Ethics, Capitalism, and Unions Debate
- Some see the described system as psychopathic “corpo-speak” that reframes ruthless turnover as an “efficient mechanism.”
- Others emphasize that capitalism optimizes profit margin, not absolute work quality; “good and cheap” beats “great and expensive.”
- A quoted passage about firms threatening remaining employees with reputational harm to force below-market wages sparks an extensive union debate:
- Pro-union side: this is exactly the power imbalance unions exist to counter.
- Anti-union side: unions add bureaucracy, can be corrupt, limit flexibility, and might reduce high-end tech pay; examples from multiple countries are cited on both sides.

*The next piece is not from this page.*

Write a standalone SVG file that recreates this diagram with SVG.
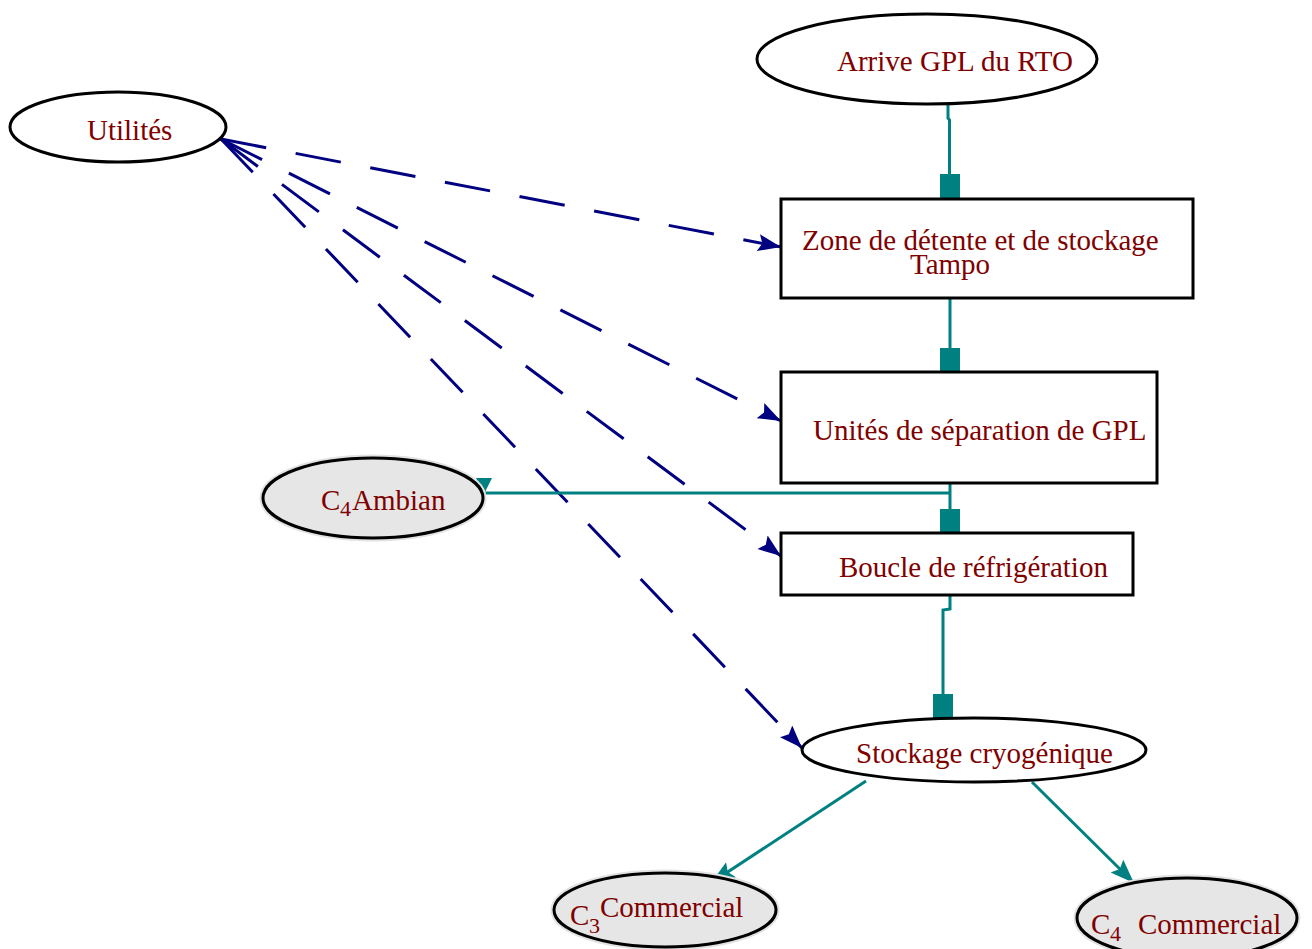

Country- and Culture-Specific Anecdotes
- Indian commenters describe nepotism, regional loyalty, and “credit-stealing” managers, claiming good people are often sidelined or PIPed once they become threatening.
- Others counter with descriptions of formal PIP and ombudsman processes intended to protect against abuse.
- One view from German industry: long-term employment is valued, but unions may prioritize less-skilled workers’ interests over engineers’, sometimes even supporting outsourcing of engineering.
Skepticism of the Article Itself
- Some say the piece reads like a justification for stack ranking and churn, or like an AI-generated HR brief for a board.
- Others acknowledge it as an interesting, if somewhat obvious, formalization of dynamics they’ve seen in professional services.